Nous l’écrivions déjà il y a quelques semaines: « Il y a chez les White Stripes cent fois plus de glamour, de stupre et de plaisir que dans n’importe quelle discothèque du monde libre. » Comparativement, les sympathiques Strokes (pour ne pas nommer ces mignons vaguement surestimés) font immédiatement penser à une phrase d’un morceau d’Herman Düne, autre groupe sincère : « Everyday is a failure as long as fakers rules. » Car ce groupe est vrai, animé par une passion qui va probablement le brûler de l’intérieur. The White Stripes viennent de signer sur une major pour un million de dollars. Impossible de leur en vouloir !

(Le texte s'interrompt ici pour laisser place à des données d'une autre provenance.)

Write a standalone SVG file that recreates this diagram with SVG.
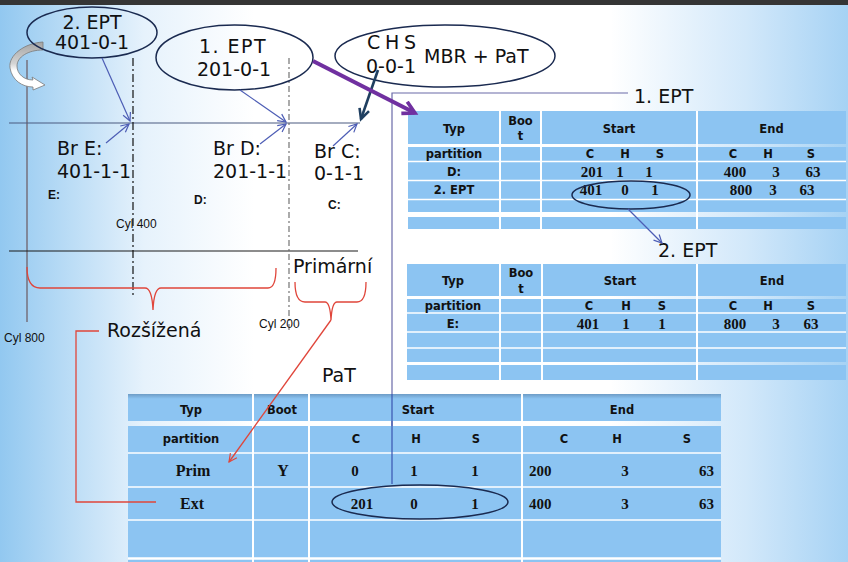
<svg xmlns="http://www.w3.org/2000/svg" width="848" height="562" viewBox="0 0 848 562">
<defs>
<linearGradient id="bg" x1="0" y1="0" x2="1" y2="0">
<stop offset="0" stop-color="#92c8f0"/>
<stop offset="0.17" stop-color="#e6f2fc"/>
<stop offset="0.3" stop-color="#ffffff"/>
<stop offset="0.72" stop-color="#ffffff"/>
<stop offset="0.88" stop-color="#d2e8fa"/>
<stop offset="1" stop-color="#a6d2f4"/>
</linearGradient>
<linearGradient id="curl" x1="0" y1="0" x2="0" y2="1">
<stop offset="0" stop-color="#a4a4a4"/>
<stop offset="0.45" stop-color="#d4d4d4"/>
<stop offset="0.6" stop-color="#ffffff"/>
<stop offset="1" stop-color="#ffffff"/>
</linearGradient>
<linearGradient id="hdr" x1="0" y1="0" x2="0" y2="1">
<stop offset="0" stop-color="#6d9cc6"/>
<stop offset="0.18" stop-color="#8cc4f2"/>
<stop offset="1" stop-color="#8cc4f2"/>
</linearGradient>
<marker id="ab" markerWidth="12" markerHeight="12" refX="9" refY="5" orient="auto" markerUnits="userSpaceOnUse">
<path d="M1,1 L9,5 L1,9" fill="none" stroke="#4d5db5" stroke-width="1.2"/>
</marker>
<marker id="an" markerWidth="14" markerHeight="14" refX="11" refY="6" orient="auto" markerUnits="userSpaceOnUse">
<path d="M1,1 L11,6 L1,11" fill="none" stroke="#1f3f60" stroke-width="2.6"/>
</marker>
<marker id="ap" markerWidth="18" markerHeight="18" refX="14" refY="8" orient="auto" markerUnits="userSpaceOnUse">
<path d="M2,1.5 L14,8 L2,14.5" fill="none" stroke="#7030a0" stroke-width="3.6"/>
</marker>
<marker id="ar" markerWidth="12" markerHeight="12" refX="9" refY="5" orient="auto" markerUnits="userSpaceOnUse">
<path d="M1,1 L9,5 L1,9" fill="none" stroke="#e0453a" stroke-width="1.2"/>
</marker>
</defs>
<style>
.big{font-family:"DejaVu Sans",sans-serif;font-size:19px;fill:#111}
.sm{font-family:"Liberation Sans",Arial,sans-serif;font-size:12px;fill:#111}
.smb{font-family:"Liberation Sans",Arial,sans-serif;font-size:12px;font-weight:bold;fill:#111}
.th{font-family:"DejaVu Sans",sans-serif;font-size:11.5px;font-weight:bold;fill:#111;text-anchor:middle}
.tv{font-family:"Liberation Serif","Times New Roman",serif;font-size:15px;font-weight:bold;fill:#111;text-anchor:middle}
.tvs{font-family:"Liberation Serif","Times New Roman",serif;font-size:15px;font-weight:bold;fill:#111;text-anchor:start}
.tve{font-family:"Liberation Serif","Times New Roman",serif;font-size:15px;font-weight:bold;fill:#111;text-anchor:end}
.tp{font-family:"Liberation Serif","Times New Roman",serif;font-size:16px;font-weight:bold;fill:#111;text-anchor:middle}
.cell{fill:#8cc4f2}
.wl{stroke:#ffffff;stroke-width:1.5}
.wc{stroke:#ffffff;stroke-width:2}
.ell{fill:none;stroke:#1a2a50;stroke-width:1.5}
.blue{stroke:#4d5db5;stroke-width:1.2;fill:none}
.red{stroke:#e0453a;stroke-width:1.3;fill:none}
</style>
<rect x="0" y="0" width="848" height="562" fill="url(#bg)"/>
<rect x="0" y="0" width="848" height="5" fill="#353535"/>

<g id="axis">
<line x1="27" y1="60" x2="27" y2="322" stroke="#80889a" stroke-width="2"/>
<line x1="9" y1="123" x2="360" y2="123" stroke="#4a5a80" stroke-width="1.2"/>
<line x1="9" y1="251" x2="358" y2="251" stroke="#1a1a1a" stroke-width="1.2"/>
<line x1="133" y1="58" x2="133" y2="298" stroke="#111" stroke-width="1.2" stroke-dasharray="8 3 2 3"/>
<line x1="289" y1="58" x2="289" y2="330" stroke="#666" stroke-width="1.1" stroke-dasharray="6 3 2 3"/>
</g>

<g id="curl-arrow">
<path d="M43,42 C25,43 8,55 10,68 C12,80 22,87 33,87 L33,90 L45,85 L32,77 L33,80 C24,80 17,74 17,66 C17,57 28,50 43,50 Z" fill="url(#curl)" stroke="#7a7a7a" stroke-width="0.8"/>
</g>

<g id="frame">
<polyline points="628,93 392,93 392,484" fill="none" stroke="#6a6aa8" stroke-width="1.2"/>
</g>

<g id="node-ept2">
<ellipse class="ell" cx="92" cy="32.5" rx="65" ry="25.5"/>
<text class="big" x="92" y="29" text-anchor="middle" font-size="17.5">2. EPT</text>
<text class="big" x="92" y="49" text-anchor="middle" font-size="17.5">401-0-1</text>
</g>

<g id="node-ept1">
<ellipse class="ell" cx="234.5" cy="57.5" rx="78.5" ry="32.5"/>
<text class="big" x="233" y="53" text-anchor="middle" letter-spacing="1.5">1. EPT</text>
<text class="big" x="234" y="76" text-anchor="middle">201-0-1</text>
</g>

<g id="node-mbr">
<ellipse class="ell" cx="445" cy="56" rx="110" ry="31"/>
<text class="big" y="49" font-size="18"><tspan x="367">C</tspan><tspan x="385">H</tspan><tspan x="404">S</tspan></text>
<text class="big" x="366" y="73" font-size="18">0-0-1</text>
<text class="big" x="424" y="63" font-size="18">MBR + PaT</text>
</g>

<g id="labels">
<text class="big" x="57" y="155">Br E:</text>
<text class="big" x="57" y="178">401-1-1</text>
<text class="big" x="213" y="155">Br D:</text>
<text class="big" x="213" y="178">201-1-1</text>
<text class="big" x="314" y="158">Br C:</text>
<text class="big" x="314" y="180">0-1-1</text>
<text class="smb" x="48" y="199">E:</text>
<text class="smb" x="194" y="204">D:</text>
<text class="smb" x="328" y="209">C:</text>
<text class="sm" x="116" y="228">Cyl 400</text>
<text class="sm" x="259" y="328">Cyl 200</text>
<text class="sm" x="4" y="342">Cyl 800</text>
<text class="big" x="293" y="273" font-size="17">Primární</text>
<text class="big" x="107" y="337" font-size="18">Rozšížená</text>
<text class="big" x="634" y="103" font-size="20">1. EPT</text>
<text class="big" x="658" y="257" font-size="20">2. EPT</text>
<text class="big" x="322" y="382">PaT</text>
</g>

<g id="table-ept1">
<rect class="cell" x="408" y="111" width="438" height="33"/>
<rect class="cell" x="408" y="147" width="438" height="65"/>
<rect class="cell" x="408" y="217" width="438" height="12"/>
<line class="wl" x1="408" y1="161.5" x2="846" y2="161.5"/>
<line class="wl" x1="408" y1="180.5" x2="846" y2="180.5"/>
<line class="wl" x1="408" y1="199.5" x2="846" y2="199.5"/>
<line class="wc" x1="500" y1="111" x2="500" y2="229"/>
<line class="wc" x1="541" y1="111" x2="541" y2="229"/>
<line class="wc" x1="697" y1="111" x2="697" y2="229"/>
<text class="th" x="454" y="133">Typ</text>
<text class="th" x="520.5" y="125">Boo</text>
<text class="th" x="520.5" y="140">t</text>
<text class="th" x="619" y="133">Start</text>
<text class="th" x="771.5" y="133">End</text>
<text class="th" x="454" y="158">partition</text>
<text class="th" x="590" y="158">C</text>
<text class="th" x="625" y="158">H</text>
<text class="th" x="660" y="158">S</text>
<text class="th" x="733" y="158">C</text>
<text class="th" x="768" y="158">H</text>
<text class="th" x="811" y="158">S</text>
<text class="th" x="454" y="176">D:</text>
<text class="tv" x="592" y="177">201</text>
<text class="tv" x="620" y="177">1</text>
<text class="tv" x="649" y="177">1</text>
<text class="tv" x="735" y="177">400</text>
<text class="tv" x="776" y="177">3</text>
<text class="tv" x="813" y="177">63</text>
<text class="th" x="454" y="194">2. EPT</text>
<text class="tv" x="591" y="195">401</text>
<text class="tv" x="625" y="195">0</text>
<text class="tv" x="655" y="195">1</text>
<text class="tv" x="741" y="195">800</text>
<text class="tv" x="773" y="195">3</text>
<text class="tv" x="807" y="195">63</text>
<ellipse class="ell" cx="631" cy="195" rx="59" ry="14"/>
</g>

<g id="table-ept2">
<rect class="cell" x="407" y="264" width="439" height="32"/>
<rect class="cell" x="407" y="299" width="439" height="63"/>
<rect class="cell" x="407" y="365" width="439" height="15"/>
<line class="wl" x1="407" y1="313" x2="846" y2="313"/>
<line class="wl" x1="407" y1="332" x2="846" y2="332"/>
<line class="wl" x1="407" y1="348" x2="846" y2="348"/>
<line class="wc" x1="500" y1="264" x2="500" y2="380"/>
<line class="wc" x1="542" y1="264" x2="542" y2="380"/>
<line class="wc" x1="697" y1="264" x2="697" y2="380"/>
<text class="th" x="453" y="285">Typ</text>
<text class="th" x="521" y="277">Boo</text>
<text class="th" x="521" y="293">t</text>
<text class="th" x="620" y="285">Start</text>
<text class="th" x="772" y="285">End</text>
<text class="th" x="453" y="310">partition</text>
<text class="th" x="589" y="310">C</text>
<text class="th" x="626" y="310">H</text>
<text class="th" x="662" y="310">S</text>
<text class="th" x="733" y="310">C</text>
<text class="th" x="768" y="310">H</text>
<text class="th" x="811" y="310">S</text>
<text class="th" x="453" y="328">E:</text>
<text class="tv" x="588" y="329">401</text>
<text class="tv" x="626" y="329">1</text>
<text class="tv" x="662" y="329">1</text>
<text class="tv" x="735" y="329">800</text>
<text class="tv" x="776" y="329">3</text>
<text class="tv" x="811" y="329">63</text>
</g>

<g id="table-pat">
<rect x="128" y="394" width="593" height="27" fill="url(#hdr)"/>
<rect class="cell" x="128" y="426" width="593" height="136"/>
<line class="wl" x1="128" y1="453" x2="721" y2="453"/>
<line class="wl" x1="128" y1="487" x2="721" y2="487"/>
<line class="wl" x1="128" y1="520" x2="721" y2="520"/>
<line x1="128" y1="558.5" x2="721" y2="558.5" stroke="#fff" stroke-width="2.5"/>
<line class="wc" x1="253" y1="394" x2="253" y2="562"/>
<line class="wc" x1="309" y1="394" x2="309" y2="562"/>
<line class="wc" x1="522" y1="394" x2="522" y2="562"/>
<text class="th" x="191" y="414">Typ</text>
<text class="th" x="282" y="414">Boot</text>
<text class="th" x="418" y="414">Start</text>
<text class="th" x="622" y="414">End</text>
<text class="th" x="191" y="443">partition</text>
<text class="th" x="356" y="443">C</text>
<text class="th" x="416" y="443">H</text>
<text class="th" x="476" y="443">S</text>
<text class="th" x="564" y="443">C</text>
<text class="th" x="617" y="443">H</text>
<text class="th" x="687" y="443">S</text>
<text class="tp" x="193" y="476">Prim</text>
<text class="tp" x="283" y="476">Y</text>
<text class="tv" x="355" y="476">0</text>
<text class="tv" x="414" y="476">1</text>
<text class="tv" x="475" y="476">1</text>
<text class="tvs" x="529" y="476">200</text>
<text class="tv" x="625" y="476">3</text>
<text class="tve" x="714" y="476">63</text>
<text class="tp" x="192" y="509">Ext</text>
<text class="tv" x="362" y="509">201</text>
<text class="tv" x="414" y="509">0</text>
<text class="tv" x="475" y="509">1</text>
<text class="tvs" x="529" y="509">400</text>
<text class="tv" x="625" y="509">3</text>
<text class="tve" x="714" y="509">63</text>
<line x1="392" y1="394" x2="392" y2="484" stroke="#3a55b0" stroke-width="1.2"/>
<ellipse class="ell" cx="420" cy="502" rx="88" ry="17"/>
</g>

<g id="connectors">
<line class="blue" x1="102" y1="58" x2="130" y2="121" marker-end="url(#ab)"/>
<line class="blue" x1="106" y1="143" x2="129" y2="124" marker-end="url(#ab)"/>
<line class="blue" x1="240" y1="90" x2="286" y2="122" marker-end="url(#ab)"/>
<line class="blue" x1="260" y1="144" x2="286" y2="124" marker-end="url(#ab)"/>
<line class="blue" x1="333" y1="146" x2="357" y2="124" marker-end="url(#ab)"/>
<line class="blue" x1="628" y1="209" x2="662" y2="243" marker-end="url(#ab)"/>
<line x1="378" y1="70" x2="361" y2="119" stroke="#1f3f60" stroke-width="2.6" marker-end="url(#an)"/>
<line x1="313" y1="61" x2="415" y2="113" stroke="#7030a0" stroke-width="4.2" marker-end="url(#ap)"/>
<path class="red" d="M27,267 Q27,288 40,288 L145,288 Q152,288 153,310 Q154,288 161,288 L268,288 Q276,288 276,268"/>
<path class="red" d="M295,282 Q295,302 305,302 L325,302 Q330,302 331,320 Q332,302 337,302 L357,302 Q366,302 366,282"/>
<line class="red" x1="331" y1="320" x2="229" y2="462" marker-end="url(#ar)"/>
<polyline class="red" points="99,331 76,331 76,502 156,502"/>
</g>
</svg>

Depuis de longs mois les disques du groupe sont l’une des raisons fantaisistes qui nous donnent envie de nous lever le matin. Dead leaves and the dirty ground, premier titre du troisième album des White Stripes, commence par un larsen stupéfiant suivi d’une guitare toute aussi sale (on n’a pas dit crasseuse), qui prend la chanson en main, accompagnée par une jolie fille qui maltraite une antique batterie. L’auditeur se lève et lève son poing aussi dans un « Yeah ! » aussi revigorant que pathétique. « I think i’m gonna stick around for a while so you’re not alone » chante Jack White puis un peu plus tard « Any Man with a microphone can tell you what he loves the most. » Comme il a raison, et comme c’est réconfortant de voir ces fantastiques morveux venger le temps d’une chanson le monde de la médiocrité… Moins destructeur que leur premier album et peut-être moins évidemment pop que De Stijl, White blood cells est l’album malade des White Stripes, le grand chambardement émotionnel récapitulé par une comptine fascinante sur les paradis perdus de l’enfance (et Ray Davies de se frotter les mains) intitulée We’re gonna be friends qui ouvre la deuxième partie de l’opus. The Union forever est une désagréable constatation vexée et rageuse où l’on entend distinctement un garçon renoncer à l’amour : « Well I’m sorry but i’m not interested in gold mines, oil wells, shipping or real estate/what would i liked to have been?/everything you hate/ because it can’t be love/for there is no true love. » Toute traduction demeure superflue. Et le reste de l’album est à l’avenant, alternant chansons mortelles, mélodies immaculées et guitares assassines. Avec ces allures de grand tube misogyne et imparable, I’m finding it hard to be a gentleman est déjà notre titre de rupture préféré. Sur This protector, morceau final au piano on croirait entendre le grand Daniel Johnston… La liste des fantômes géniaux qui hantent ce disque pourrait être longue mais les White Stripes sont uniques.